The move triggered drops in regional peers, with the New Zealand dollar falling to the weakest in more than two years, while the Australian dollar hit levels last seen in November last year.

Pressure on the yuan has intensified since the re-election of Donald Trump, who has threatened to impose tariffs on China and other countries. Some investors have speculated Beijing will abandon its current policy of maintaining a stable currency to compensate for any impact this could have on its economy.

“There is a compelling logic embedded in these comments,” said Jane Foley, head of FX strategy at Rabobank in London. “China’s economy is already weak, inflation is low, and it will have to position itself for Trump tariffs.”

But devaluing the yuan can carry huge costs.
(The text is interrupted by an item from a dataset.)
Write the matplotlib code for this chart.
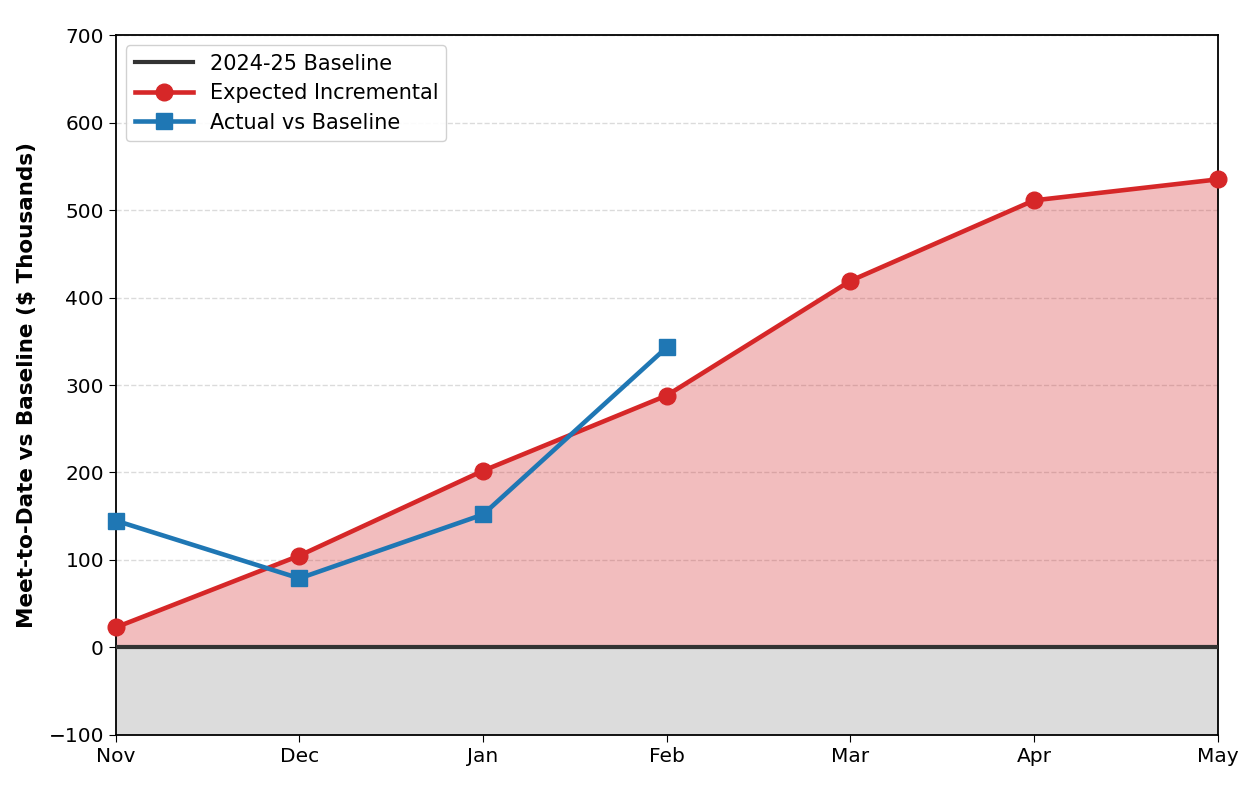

A rapid depreciation could lead to aggressive capital outflows, triggering even more currency declines. The downward spiral tends to dent appetite for China stocks and bonds, risks destabilizing financial markets and hurting growth.

The world’s second largest economy is already challenged by a prolonged property crisis and souring consumer sentiment. To rejuvenate growth, China earlier this week signaled bolder economic support next year, embracing a “moderately loose” monetary policy and pledging “more proactive” fiscal policy.

The yawning yield gap between Chinese sovereign bonds and Treasuries is also putting pressure on the yuan. China’s 10-year benchmark yield fell to a fresh record low this week, below 1.9%, amid bets on more interest-rate cuts from the PBOC.

China’s Bond Yields Seen Dropping to 1.5% on Policy-Driven Rally

Strategists at BNP Paribas SA see the yuan falling to 7.45 by the end of 2025, according to a note this week, while Nomura said this month the currency can drop to 7.6 in offshore trading by May. JPMorgan Chase & Co. expects the offshore yuan to weaken to 7.5 in the second quarter, according to a research note.